# GN8 Chapter 6 Extraneous-Conductive-Parts and their connections Equation 6.1

In Guidence Note 8 where the equation 6.1 is used to illustrate the range of values of resistance RCP for the currents IB of 0.5mA, 10mA & 30mA in equations 6.2, 6.3 & 6.4, what is the second value of 1000 thats deducted from the value of RCP for? Looking at equation 6.1 the first value of 1000 thats deducted is for the impedance of the human body ZT taken to be 1000Ω from BS IEC 60479-1:2018 for the purpose of this calculation, but I'm struggling for this moment to understand what the subtraction of the second value of 1000 is for?

It looks to me like the equations have been incorrectly printed and the sum of each should be 459,000Ω, 22,000Ω & 6670Ω respectively and the second value of 1000 should be dividing the sums by 1000 to convert the values to KΩ?

If this is the case then these equations have been miss printed and miss represented in GN8 for the last 20+ years! Not to mention the publications and documents that they've been copied across to over these years...

Any thoughts on this would be much appreciated...

Parents
• should be dividing the sums by 1000 to convert the values to KΩ?

Not really. 459,000Ω is exactly the same as 459kΩ - mathematically there's no need to divide by 1000. The k prefix itself means x1000.

Strictly speaking, In the metric/SI system the there's only one "unit" for a dimension (in this case Ω for resistance)  Unlike the imperial system where you might divide by 12 to convert between feet and inches, in metric there is only the metre - so really the prefixes are just to 'scale' the number to something more convenient as your write them down (or display them).

- Andy.

• There are always exceptions to the rule.

Whilst it is true that, according to SI units, 1 km2 = (1,000m)2 = 1,000,000 m2, this would lead us to believe that 100,000 A2s ≠ 100 kA2s ... but when reading standards and data sheets of let-through energy of protective devices, you would be a factor of 1000 out if you assumed SI rules are applied ... it seems the "great and the good" of our industry are happy to consider [A2s] as a 'derived unit' and hence use  1 kA2s = 1 k[A2s]

Confused yet?

• There are always exceptions to the rule.

Indeed - probably the biggest blunder is that the SI system uses kg rather than g as a base unit for mass (or perhaps that the metric system adopted a unit that was 1000x too small for consistency). If we knew then what we know now things would certainly have been done differently. But for resistance at least it should be fairly straight forward.

- Andy.

• hence use  1 kA2s = 1 k[A2s]

The unit could be Amp-squared-kiloseconds [A² ks].

Note that there should be a space between the different fundamental (or derived) units so the let-through energy is measured in [A² s] or indeed, [s A²] but not [A²s].

• really its just as valid expressed in joules per ohm of course, then the problem of the meaning of the k being squared or not disappears.

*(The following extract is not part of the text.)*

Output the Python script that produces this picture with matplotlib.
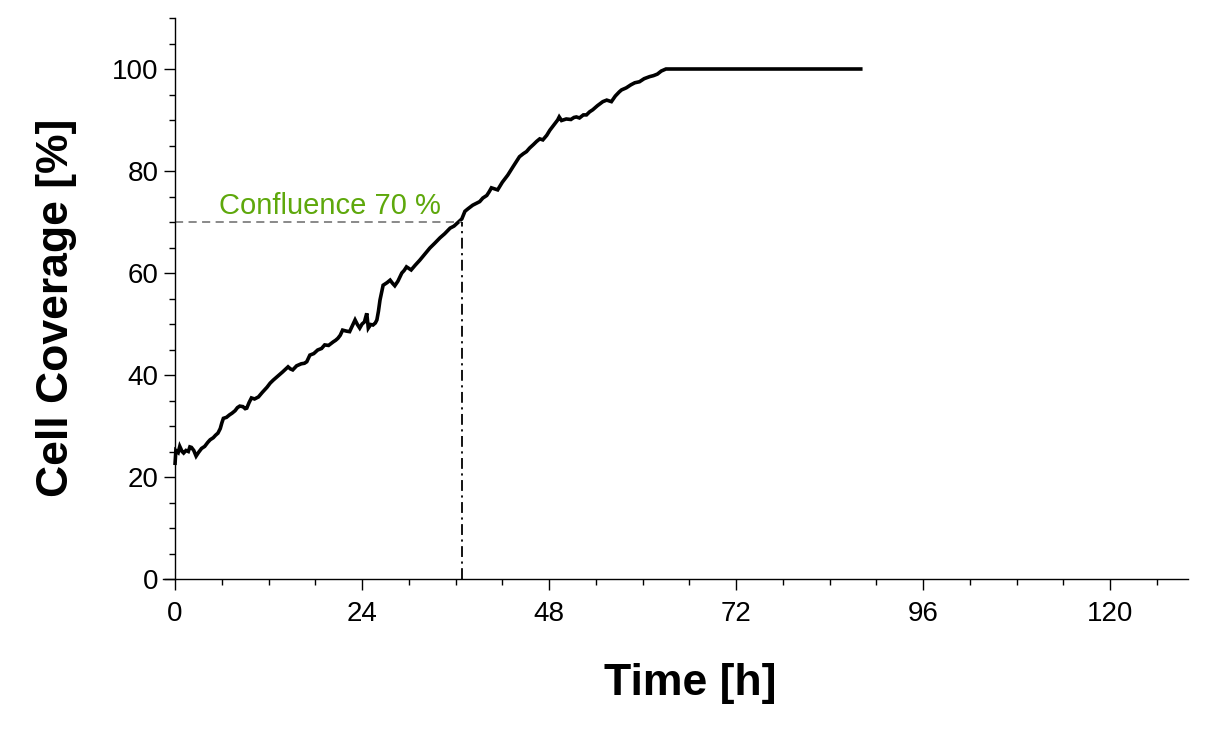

And that has the advantage of really makes it look like a let through  energy as well.. But text books seem frightened by joules for some reason.

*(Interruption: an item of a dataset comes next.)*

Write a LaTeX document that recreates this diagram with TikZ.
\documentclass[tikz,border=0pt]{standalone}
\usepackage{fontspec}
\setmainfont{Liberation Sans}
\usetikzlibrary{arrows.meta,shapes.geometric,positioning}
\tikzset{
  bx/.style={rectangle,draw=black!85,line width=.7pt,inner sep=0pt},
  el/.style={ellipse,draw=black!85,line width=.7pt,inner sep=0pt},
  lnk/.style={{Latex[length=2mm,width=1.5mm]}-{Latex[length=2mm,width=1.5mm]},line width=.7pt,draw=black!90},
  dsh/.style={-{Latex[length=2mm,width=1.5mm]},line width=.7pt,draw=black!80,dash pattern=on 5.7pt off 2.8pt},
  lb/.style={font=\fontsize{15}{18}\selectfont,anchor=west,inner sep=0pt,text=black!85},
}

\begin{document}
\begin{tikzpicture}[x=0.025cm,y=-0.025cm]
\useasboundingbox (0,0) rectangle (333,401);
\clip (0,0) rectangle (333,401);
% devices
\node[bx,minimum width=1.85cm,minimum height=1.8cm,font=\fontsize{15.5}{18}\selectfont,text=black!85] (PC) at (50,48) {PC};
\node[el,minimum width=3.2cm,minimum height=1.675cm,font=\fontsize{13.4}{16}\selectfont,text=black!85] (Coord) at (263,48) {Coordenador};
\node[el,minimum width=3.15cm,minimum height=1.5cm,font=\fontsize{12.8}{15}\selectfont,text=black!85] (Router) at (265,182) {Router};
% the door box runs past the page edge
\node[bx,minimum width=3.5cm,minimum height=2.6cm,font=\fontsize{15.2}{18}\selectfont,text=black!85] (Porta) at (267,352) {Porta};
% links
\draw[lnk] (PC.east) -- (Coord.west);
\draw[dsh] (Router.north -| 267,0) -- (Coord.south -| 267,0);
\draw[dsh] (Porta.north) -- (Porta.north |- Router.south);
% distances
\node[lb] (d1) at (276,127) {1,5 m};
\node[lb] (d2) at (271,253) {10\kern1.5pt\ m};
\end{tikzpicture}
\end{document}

I do sometimes wonder if things are written in obscure units so the authors can make something simple look more complex that it is.

Mike.

• really its just as valid expressed in joules per ohm of course, then the problem of the meaning of the k being squared or not disappears.

And that has the advantage of really makes it look like a let through  energy as well.

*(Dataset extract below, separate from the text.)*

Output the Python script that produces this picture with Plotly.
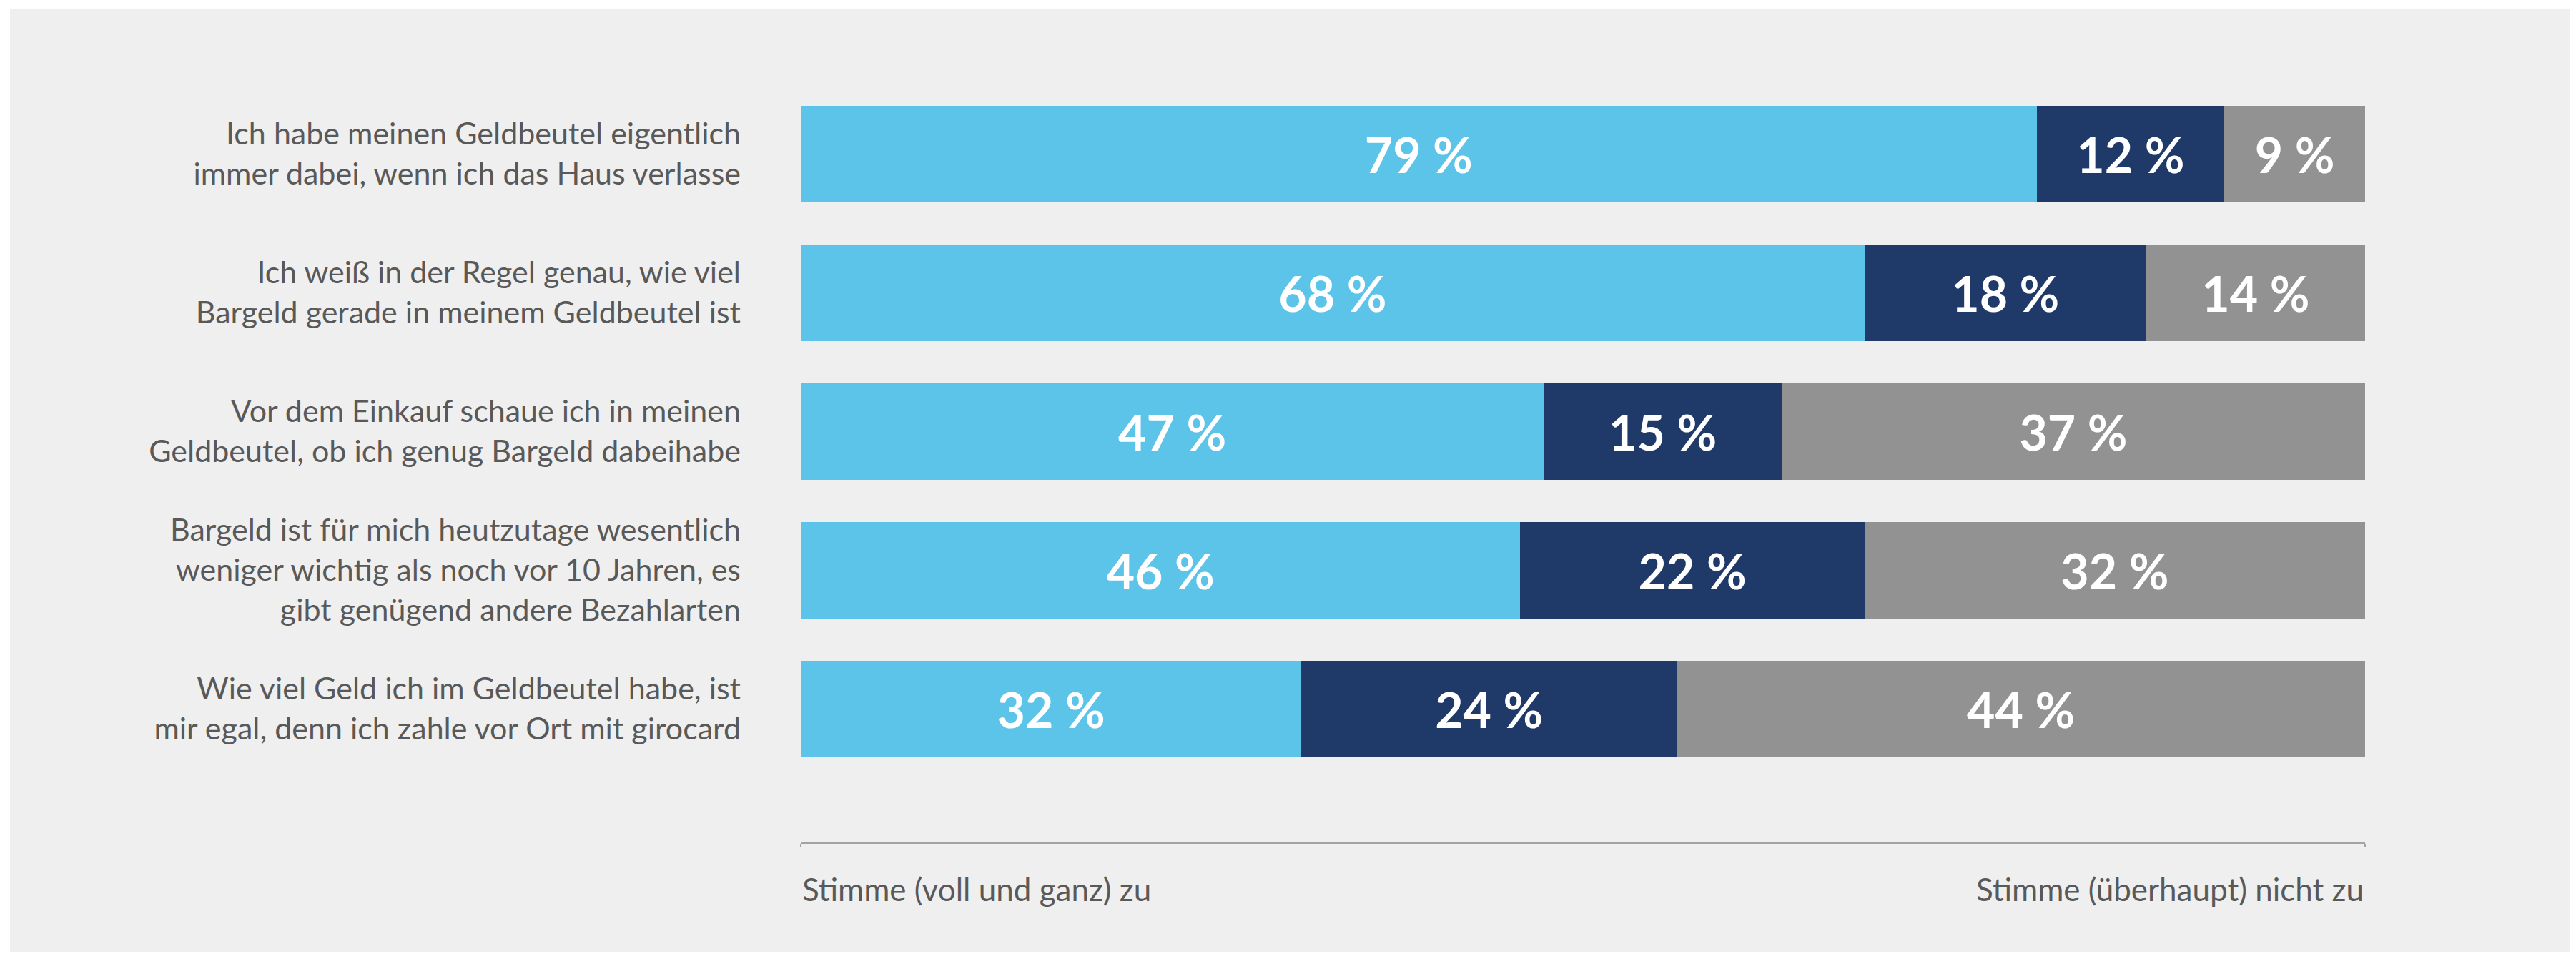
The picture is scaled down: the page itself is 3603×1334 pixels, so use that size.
import plotly.graph_objects as go

statements = [
    "Ich habe meinen Geldbeutel eigentlich<br>immer dabei, wenn ich das Haus verlasse",
    "Ich weiß in der Regel genau, wie viel<br>Bargeld gerade in meinem Geldbeutel ist",
    "Vor dem Einkauf schaue ich in meinen<br>Geldbeutel, ob ich genug Bargeld dabeihabe",
    "Bargeld ist für mich heutzutage wesentlich<br>weniger wichtig als noch vor 10 Jahren, es<br>gibt genügend andere Bezahlarten",
    "Wie viel Geld ich im Geldbeutel habe, ist<br>mir egal, denn ich zahle vor Ort mit girocard",
]

# bar lengths (row 3 is not rounded in the source)
agree = [79, 68, 47.5, 46, 32]
neutral = [12, 18, 15.2, 22, 24]
disagree = [9, 14, 37.3, 32, 44]

# printed labels
agree_lbl = [79, 68, 47, 46, 32]
neutral_lbl = [12, 18, 15, 22, 24]
disagree_lbl = [9, 14, 37, 32, 44]

series_names = ["Stimme (voll und ganz) zu", "Teils/teils", "Stimme (überhaupt) nicht zu"]
series_colors = ["#5cc4e9", "#1f3968", "#929292"]
end_labels = ["Stimme (voll und ganz) zu", "Stimme (überhaupt) nicht zu"]

# page body has an 8px margin, so work in page pixels minus OFF
OFF = 8
W, H = 3603 - OFF, 1334 - OFF
L, R = 1120 - OFF, 3308 - OFF      # plot area left / right
T, B = 118 - OFF, 1178 - OFF       # plot area top / axis line
PITCH = 194                        # px per category

FONT = "Lato"
TXT = "#595959"

fig = go.Figure()
for name, vals, lbls, col in zip(series_names, [agree, neutral, disagree],
                                 [agree_lbl, neutral_lbl, disagree_lbl], series_colors):
    fig.add_trace(go.Bar(
        y=statements, x=vals, name=name, orientation="h",
        marker=dict(color=col, line=dict(width=0)),
        text=[f"{v} %" for v in lbls],
        textposition="inside", insidetextanchor="middle", textangle=0,
        constraintext="none",
        textfont=dict(family=FONT, size=68, color="white", weight="bold"),
        hoverinfo="skip",
    ))

# panel background
px_x = lambda p: (p - OFF - L) / (R - L)
px_y = lambda p: (B - (p - OFF)) / (B - T)
fig.add_shape(type="rect", xref="paper", yref="paper", layer="below",
              x0=px_x(14), x1=px_x(3600), y0=px_y(1331), y1=px_y(13),
              fillcolor="#efefef", line_width=0)

for xv, anchor, lbl in zip([0, 100], ["left", "right"], end_labels):
    fig.add_annotation(x=xv, xref="x", y=px_y(1243), yref="paper",
                       text=lbl, showarrow=False, xanchor=anchor, yanchor="middle",
                       font=dict(family=FONT, size=44, color=TXT))

fig.update_layout(
    width=W, height=H,
    barmode="stack", bargap=1 - 135 / PITCH,
    showlegend=False,
    paper_bgcolor="white", plot_bgcolor="rgba(0,0,0,0)",
    margin=dict(l=L, r=W - R, t=T, b=H - B, pad=0),
    xaxis=dict(range=[0, 100], showgrid=False, zeroline=False,
               showline=True, linecolor="#a3a3a3", linewidth=2,
               tickvals=[0, 100], ticks="outside", ticklen=5, tickwidth=2,
               tickcolor="#a3a3a3", showticklabels=False, fixedrange=True),
    yaxis=dict(range=[-0.5 + (B - T) / PITCH, -0.5],
               showgrid=False, zeroline=False, showline=False, ticks="",
               ticklabelstandoff=83,
               tickfont=dict(family=FONT, size=43, color=TXT), fixedrange=True),
)

fig.write_html("out.html")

Agreed - it does look more like energy, but of course it is not energy at all. Joules and Ohms are derived units, so that is probably why A² s is preferred.

1 J = 1 kg m² s‾² and 1 Ω = 1 kg m² s‾³ A‾². Therefore to get to 1 J Ω‾¹ the kg and m cancel out and we are left with A² s.

• Whilst it is true that, according to SI units, 1 km2 = (1,000m)2 = 1,000,000 m2,

On reflection, I think that these distances must be the anomaly. Along similar lines, strictly, one square millimetre (1 mm²) should be 1μm².

Once again, the problem can go away with derived units. So I can fairly easily exert a force of 25 N with my finger tip, which probably has an area of 50 mm². This gives a pressure of 0.5 MPa, which sounds a lot, but is approximately 70 psi.

• I'm not sure I agree - 1 mm² is really short for 1 (mm)² if you like -a square of 1mm by 1mm . As one who occasionally also dabbles in square microns when working with the chip people, 1μm².  is a square of 1μm.  by 1μm.

A Square amp is an oddity as it has no physical manifestation - while an current density of one amp per square metre certainly does as does an H field of one amp per metre.

I agree Pascals are an unnaturally sized unit, but in many ways so is the newton, A force that made g one unit per unit mass would have been helpful.  I will admit to using PSI for real engineering pressures as it is easier to handle the numbers.

Mike